* _The problem_
Write out the entire listing below exactly, with the pictures left out.

* _Data segment_
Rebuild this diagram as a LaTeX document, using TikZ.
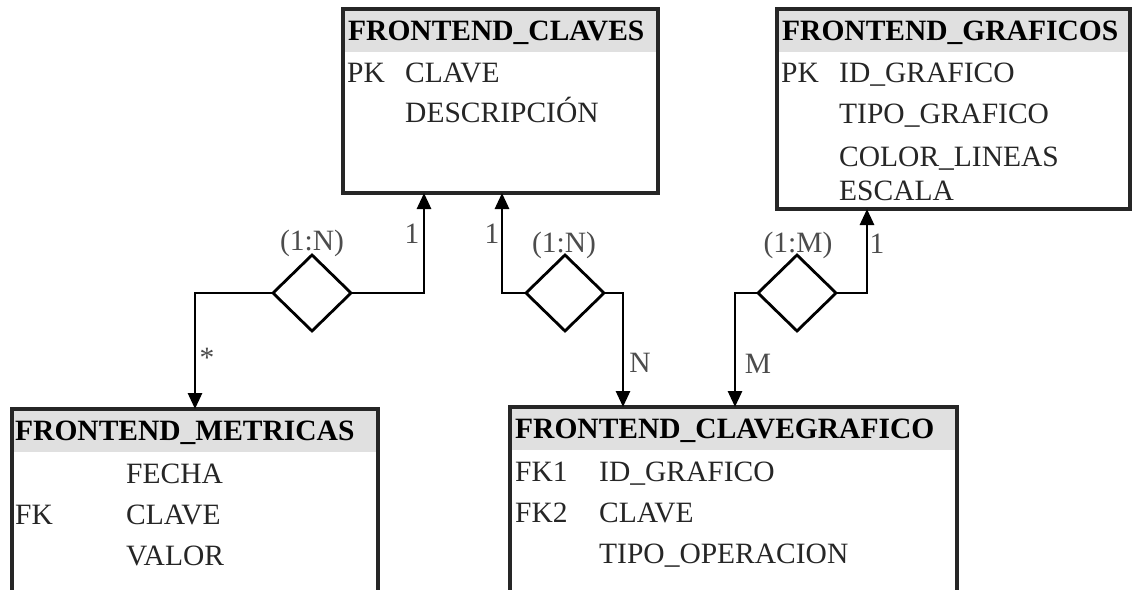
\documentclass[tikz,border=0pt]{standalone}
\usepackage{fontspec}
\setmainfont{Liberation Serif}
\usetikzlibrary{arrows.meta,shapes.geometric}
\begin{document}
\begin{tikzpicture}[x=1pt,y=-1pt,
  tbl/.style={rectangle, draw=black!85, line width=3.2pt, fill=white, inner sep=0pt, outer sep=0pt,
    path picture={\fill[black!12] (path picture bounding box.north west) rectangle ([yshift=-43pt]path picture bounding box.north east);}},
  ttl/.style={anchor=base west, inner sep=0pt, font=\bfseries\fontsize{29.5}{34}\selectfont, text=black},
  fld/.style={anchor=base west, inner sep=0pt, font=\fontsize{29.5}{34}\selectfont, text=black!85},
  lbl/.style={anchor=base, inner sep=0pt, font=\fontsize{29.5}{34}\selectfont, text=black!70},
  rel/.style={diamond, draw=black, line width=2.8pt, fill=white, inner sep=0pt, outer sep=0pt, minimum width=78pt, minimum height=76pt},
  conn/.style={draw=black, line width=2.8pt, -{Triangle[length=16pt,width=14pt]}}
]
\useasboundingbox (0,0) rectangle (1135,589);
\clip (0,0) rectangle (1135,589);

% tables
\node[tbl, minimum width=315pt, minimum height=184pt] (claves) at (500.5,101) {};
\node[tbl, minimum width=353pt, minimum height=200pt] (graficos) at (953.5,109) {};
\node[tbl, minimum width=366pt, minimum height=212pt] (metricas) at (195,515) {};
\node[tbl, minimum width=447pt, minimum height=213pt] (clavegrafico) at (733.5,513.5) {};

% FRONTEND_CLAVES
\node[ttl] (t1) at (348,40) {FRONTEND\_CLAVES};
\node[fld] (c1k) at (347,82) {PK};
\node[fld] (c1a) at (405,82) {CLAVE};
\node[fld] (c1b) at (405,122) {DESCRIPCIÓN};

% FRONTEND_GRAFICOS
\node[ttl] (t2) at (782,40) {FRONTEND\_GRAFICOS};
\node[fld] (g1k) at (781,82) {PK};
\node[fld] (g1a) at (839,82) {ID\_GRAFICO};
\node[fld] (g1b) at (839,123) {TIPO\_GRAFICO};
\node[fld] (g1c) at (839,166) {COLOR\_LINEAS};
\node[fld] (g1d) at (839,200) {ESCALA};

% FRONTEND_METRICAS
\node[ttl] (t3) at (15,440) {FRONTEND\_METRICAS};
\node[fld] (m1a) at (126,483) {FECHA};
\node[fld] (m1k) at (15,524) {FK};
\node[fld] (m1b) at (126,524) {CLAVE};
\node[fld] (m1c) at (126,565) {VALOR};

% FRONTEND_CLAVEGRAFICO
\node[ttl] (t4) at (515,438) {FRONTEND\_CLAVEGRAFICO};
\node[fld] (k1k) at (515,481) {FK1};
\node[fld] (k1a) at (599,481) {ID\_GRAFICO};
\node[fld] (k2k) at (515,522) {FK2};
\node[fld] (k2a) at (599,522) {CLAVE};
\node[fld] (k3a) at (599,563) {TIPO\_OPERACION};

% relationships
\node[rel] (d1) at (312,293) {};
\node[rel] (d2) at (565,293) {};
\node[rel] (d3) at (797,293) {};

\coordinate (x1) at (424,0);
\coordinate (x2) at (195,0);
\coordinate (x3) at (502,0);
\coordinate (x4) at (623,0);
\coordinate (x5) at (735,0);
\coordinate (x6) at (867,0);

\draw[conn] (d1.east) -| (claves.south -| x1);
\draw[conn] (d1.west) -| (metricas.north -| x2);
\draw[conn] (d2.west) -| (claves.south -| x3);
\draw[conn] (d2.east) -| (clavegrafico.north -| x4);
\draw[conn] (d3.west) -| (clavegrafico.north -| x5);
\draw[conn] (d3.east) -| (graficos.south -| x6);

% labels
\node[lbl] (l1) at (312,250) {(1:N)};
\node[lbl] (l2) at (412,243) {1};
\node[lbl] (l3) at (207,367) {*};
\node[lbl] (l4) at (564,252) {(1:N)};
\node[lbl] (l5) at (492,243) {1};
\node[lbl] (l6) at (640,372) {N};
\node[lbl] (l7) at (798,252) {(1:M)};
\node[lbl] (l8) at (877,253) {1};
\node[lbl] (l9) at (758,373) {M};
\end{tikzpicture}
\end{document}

* _The completed task_
Rebuild this diagram as a LaTeX document, using TikZ.
\documentclass[tikz,border=0pt]{standalone}
\usepackage{fontspec}
\setmainfont{Liberation Serif}
\usetikzlibrary{arrows.meta,shapes.geometric}
\begin{document}
\begin{tikzpicture}[x=1pt,y=-1pt,
  tbl/.style={rectangle, draw=black!85, line width=3.2pt, fill=white, inner sep=0pt, outer sep=0pt,
    path picture={\fill[black!12] (path picture bounding box.north west) rectangle ([yshift=-43pt]path picture bounding box.north east);}},
  ttl/.style={anchor=base west, inner sep=0pt, font=\bfseries\fontsize{29.5}{34}\selectfont, text=black},
  fld/.style={anchor=base west, inner sep=0pt, font=\fontsize{29.5}{34}\selectfont, text=black!85},
  lbl/.style={anchor=base, inner sep=0pt, font=\fontsize{29.5}{34}\selectfont, text=black!70},
  rel/.style={diamond, draw=black, line width=2.8pt, fill=white, inner sep=0pt, outer sep=0pt, minimum width=78pt, minimum height=76pt},
  conn/.style={draw=black, line width=2.8pt, -{Triangle[length=16pt,width=14pt]}}
]
\useasboundingbox (0,0) rectangle (1135,589);
\clip (0,0) rectangle (1135,589);

% tables
\node[tbl, minimum width=315pt, minimum height=184pt] (claves) at (500.5,101) {};
\node[tbl, minimum width=353pt, minimum height=200pt] (graficos) at (953.5,109) {};
\node[tbl, minimum width=366pt, minimum height=212pt] (metricas) at (195,515) {};
\node[tbl, minimum width=447pt, minimum height=213pt] (clavegrafico) at (733.5,513.5) {};

% FRONTEND_CLAVES
\node[ttl] (t1) at (348,40) {FRONTEND\_CLAVES};
\node[fld] (c1k) at (347,82) {PK};
\node[fld] (c1a) at (405,82) {CLAVE};
\node[fld] (c1b) at (405,122) {DESCRIPCIÓN};

% FRONTEND_GRAFICOS
\node[ttl] (t2) at (782,40) {FRONTEND\_GRAFICOS};
\node[fld] (g1k) at (781,82) {PK};
\node[fld] (g1a) at (839,82) {ID\_GRAFICO};
\node[fld] (g1b) at (839,123) {TIPO\_GRAFICO};
\node[fld] (g1c) at (839,166) {COLOR\_LINEAS};
\node[fld] (g1d) at (839,200) {ESCALA};

% FRONTEND_METRICAS
\node[ttl] (t3) at (15,440) {FRONTEND\_METRICAS};
\node[fld] (m1a) at (126,483) {FECHA};
\node[fld] (m1k) at (15,524) {FK};
\node[fld] (m1b) at (126,524) {CLAVE};
\node[fld] (m1c) at (126,565) {VALOR};

% FRONTEND_CLAVEGRAFICO
\node[ttl] (t4) at (515,438) {FRONTEND\_CLAVEGRAFICO};
\node[fld] (k1k) at (515,481) {FK1};
\node[fld] (k1a) at (599,481) {ID\_GRAFICO};
\node[fld] (k2k) at (515,522) {FK2};
\node[fld] (k2a) at (599,522) {CLAVE};
\node[fld] (k3a) at (599,563) {TIPO\_OPERACION};

% relationships
\node[rel] (d1) at (312,293) {};
\node[rel] (d2) at (565,293) {};
\node[rel] (d3) at (797,293) {};

\coordinate (x1) at (424,0);
\coordinate (x2) at (195,0);
\coordinate (x3) at (502,0);
\coordinate (x4) at (623,0);
\coordinate (x5) at (735,0);
\coordinate (x6) at (867,0);

\draw[conn] (d1.east) -| (claves.south -| x1);
\draw[conn] (d1.west) -| (metricas.north -| x2);
\draw[conn] (d2.west) -| (claves.south -| x3);
\draw[conn] (d2.east) -| (clavegrafico.north -| x4);
\draw[conn] (d3.west) -| (clavegrafico.north -| x5);
\draw[conn] (d3.east) -| (graficos.south -| x6);

% labels
\node[lbl] (l1) at (312,250) {(1:N)};
\node[lbl] (l2) at (412,243) {1};
\node[lbl] (l3) at (207,367) {*};
\node[lbl] (l4) at (564,252) {(1:N)};
\node[lbl] (l5) at (492,243) {1};
\node[lbl] (l6) at (640,372) {N};
\node[lbl] (l7) at (798,252) {(1:M)};
\node[lbl] (l8) at (877,253) {1};
\node[lbl] (l9) at (758,373) {M};
\end{tikzpicture}
\end{document}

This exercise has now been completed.